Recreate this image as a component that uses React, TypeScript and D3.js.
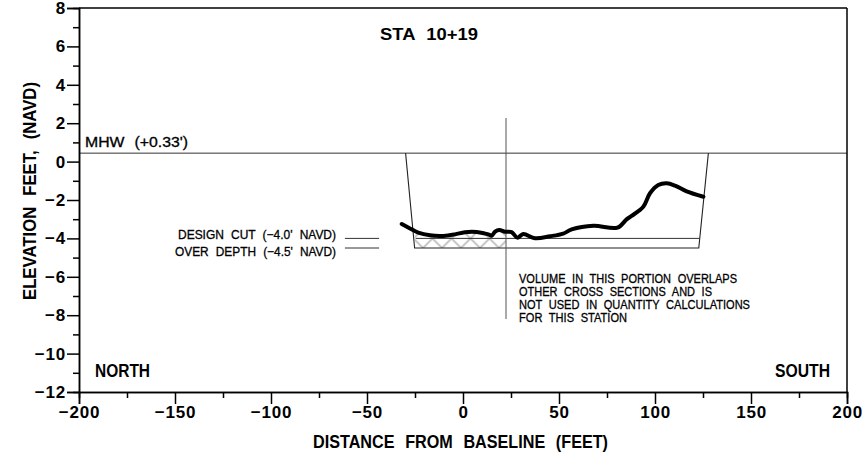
import React, { useEffect, useRef } from 'react';
import * as d3 from 'd3';

const xMajorTicks = [-200, -150, -100, -50, 0, 50, 100, 150, 200];
const xMinorTicks = [-175, -125, -75, -25, 25, 75, 125, 175];
const yMajorTicks = [-12, -10, -8, -6, -4, -2, 0, 2, 4, 6, 8];
const yMinorTicks = [-11, -9, -7, -5, -3, -1, 1, 3, 5, 7];

const profileX = [-31.9, -27.6, -23.3, -17.2, -10.2, -4.2, 1.0, 7.1, 11.5, 13.5, 14.9, 16.7, 18.9, 21.9, 25.3, 28.3, 31.4, 37.5, 45.3, 52.2, 56.6, 67.9, 80.4, 85.2, 87.8, 93.9, 97.4, 101.7, 106.1, 110.4, 116.5, 125.2];
const profileY = [-3.25, -3.48, -3.7, -3.84, -3.87, -3.79, -3.68, -3.67, -3.75, -3.8, -3.86, -3.65, -3.56, -3.65, -3.67, -3.96, -3.77, -3.99, -3.89, -3.75, -3.53, -3.34, -3.44, -3.01, -2.83, -2.35, -1.65, -1.22, -1.13, -1.25, -1.55, -1.83];

const mhwLevel = 0.44;
const designCut = -4.0;
const overDepth = -4.5;
const cutTopX = [-29.9, 127.8];
const cutBottomX = [-25.2, 122.8];
const cutLineX = [-24.6, 123.2];
const hatchEndX = 22.4;
const stationLineX = 22.4;
const stationLineY = [2.27, -8.2];
const legendLineX = [-61.5, -43.7];

const noteLines = [
  'VOLUME IN THIS PORTION OVERLAPS',
  'OTHER CROSS SECTIONS AND IS',
  'NOT USED IN QUANTITY CALCULATIONS',
  'FOR THIS STATION',
];
const noteWidths = [218, 193, 231, 108];

const width = 867;
const height = 465;
const margin = { top: 8, right: 20, bottom: 73, left: 79 };
const font = '"Liberation Sans", Arial, sans-serif';

const x = d3.scaleLinear().domain([-200, 200]).range([margin.left, width - margin.right]);
const y = d3.scaleLinear().domain([-12, 8]).range([height - margin.bottom, margin.top]);

const profile = profileX.map((d, i) => [d, profileY[i]] as [number, number]);

export default function App() {
  const svgRef = useRef<SVGSVGElement>(null);

  useEffect(() => {
    const svg = d3.select(svgRef.current);
    svg.select('.axes').remove();
    const g = svg.append('g').attr('class', 'axes');

    const styleAxis = (sel: any) => {
      sel.select('.domain').attr('stroke', '#000').attr('stroke-width', 1.5);
      sel.selectAll('.tick line').attr('stroke', '#000').attr('stroke-width', 1.5);
      sel.selectAll('.tick text')
        .attr('font-family', font)
        .attr('font-weight', 700)
        .attr('font-size', 17)
        .attr('letter-spacing', 0.8)
        .attr('fill', '#000');
    };

    // minor ticks first, the labelled ones go on top
    g.append('g').attr('transform', `translate(0,${y(-12)})`)
      .call(d3.axisBottom(x).tickValues(xMinorTicks).tickSize(6).tickFormat(() => ''))
      .call(styleAxis);
    g.append('g').attr('transform', `translate(${x(-200)},0)`)
      .call(d3.axisLeft(y).tickValues(yMinorTicks).tickSize(6).tickFormat(() => ''))
      .call(styleAxis);

    const fmt = (d: any) => String(d).replace('-', '\u2212');
    g.append('g').attr('transform', `translate(0,${y(-12)})`)
      .call(d3.axisBottom(x).tickValues(xMajorTicks).tickSize(12).tickPadding(2).tickFormat(fmt))
      .call(styleAxis);
    g.append('g').attr('transform', `translate(${x(-200)},0)`)
      .call(d3.axisLeft(y).tickValues(yMajorTicks).tickSize(12).tickPadding(1).tickFormat(fmt))
      .call(styleAxis);

    // frame
    g.append('line').attr('x1', x(-200)).attr('x2', x(200)).attr('y1', y(8)).attr('y2', y(8)).attr('stroke', '#000').attr('stroke-width', 1.5);
    g.append('line').attr('x1', x(200)).attr('x2', x(200)).attr('y1', y(8)).attr('y2', y(-12)).attr('stroke', '#000').attr('stroke-width', 1.5);
  }, []);

  const hatchArea = d3.area<[number, number]>()
    .x((d) => x(d[0]))
    .y0(y(overDepth))
    .y1((d) => y(d[1]));
  const hatchProfile: [number, number][] = [
    [cutBottomX[0], -3.72],
    ...profile.filter((d) => d[0] > cutBottomX[0] && d[0] < hatchEndX),
    [hatchEndX, -3.65],
  ];

  const line = d3.line<[number, number]>().x((d) => x(d[0])).y((d) => y(d[1])).curve(d3.curveCatmullRom);

  const cutShape = d3.line<[number, number]>().x((d) => x(d[0])).y((d) => y(d[1]))([
    [cutTopX[0], mhwLevel],
    [cutBottomX[0], overDepth],
    [cutBottomX[1], overDepth],
    [cutTopX[1], mhwLevel],
  ]);

  const thin = { fontFamily: font, fill: '#000', stroke: '#000', strokeWidth: 0.3, lengthAdjust: 'spacingAndGlyphs' };
  const bold = { fontFamily: font, fill: '#000', fontWeight: 700, lengthAdjust: 'spacingAndGlyphs' };

  return (
    <svg
      ref={svgRef}
      width={width}
      height={height}
      style={{ position: 'absolute', left: 0, top: 0, background: '#fff' }}
    >
      <defs>
        <pattern id="hatch" patternUnits="userSpaceOnUse" width={19} height={19} x={413.5} y={238.5}>
          <path d="M0,0L19,19M19,0L0,19" stroke="#b0b0b0" strokeWidth={1.5} fill="none" />
        </pattern>
      </defs>

      <path d={hatchArea(hatchProfile) ?? ''} fill="url(#hatch)" />

      <line x1={x(-200)} x2={x(200)} y1={y(mhwLevel)} y2={y(mhwLevel)} stroke="#333" strokeWidth={1} />
      <path d={cutShape ?? ''} fill="none" stroke="#222" strokeWidth={1.1} />
      <line x1={x(cutLineX[0])} x2={x(cutLineX[1])} y1={y(designCut)} y2={y(designCut)} stroke="#333" strokeWidth={1} />
      <line x1={x(stationLineX)} x2={x(stationLineX)} y1={y(stationLineY[0])} y2={y(stationLineY[1])} stroke="#555" strokeWidth={1} />
      <line x1={x(legendLineX[0])} x2={x(legendLineX[1])} y1={y(designCut)} y2={y(designCut)} stroke="#333" strokeWidth={1} />
      <line x1={x(legendLineX[0])} x2={x(legendLineX[1])} y1={y(overDepth)} y2={y(overDepth)} stroke="#333" strokeWidth={1} />

      <path d={line(profile) ?? ''} fill="none" stroke="#000" strokeWidth={4} strokeLinejoin="round" strokeLinecap="round" />

      <text {...bold} x={380} y={40} fontSize={17} wordSpacing={6} textLength={98}>STA 10+19</text>
      <text {...thin} x={85} y={147} fontSize={14} wordSpacing={5} textLength={103}>MHW (+0.33')</text>
      <text {...thin} x={178} y={238.5} fontSize={12.5} wordSpacing={4} textLength={158}>DESIGN CUT (−4.0' NAVD)</text>
      <text {...thin} x={175} y={256} fontSize={12.5} wordSpacing={4} textLength={161}>OVER DEPTH (−4.5' NAVD)</text>
      {noteLines.map((d, i) => (
        <text key={d} {...thin} x={519} y={283 + i * 13} fontSize={12.5} wordSpacing={4} textLength={noteWidths[i]}>{d}</text>
      ))}
      <text {...bold} x={95} y={377} fontSize={17.5} textLength={55}>NORTH</text>
      <text {...bold} x={775} y={377} fontSize={17.5} textLength={55}>SOUTH</text>
      <text {...bold} x={313} y={448} fontSize={18.5} wordSpacing={7} textLength={295}>DISTANCE FROM BASELINE (FEET)</text>
      <text {...bold} transform="translate(35.5,300) rotate(-90)" fontSize={18.5} wordSpacing={7} textLength={218}>ELEVATION FEET, (NAVD)</text>
    </svg>
  );
}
--------------------
Please restate the material above line by line, exactly, beginning at its first line and ending with the line that contains "import * as d3 from 'd3';", without any pictures.

> **Worked solution**
Recreate this image as a component that uses React, TypeScript and D3.js.
import React, { useEffect, useRef } from 'react';
import * as d3 from 'd3';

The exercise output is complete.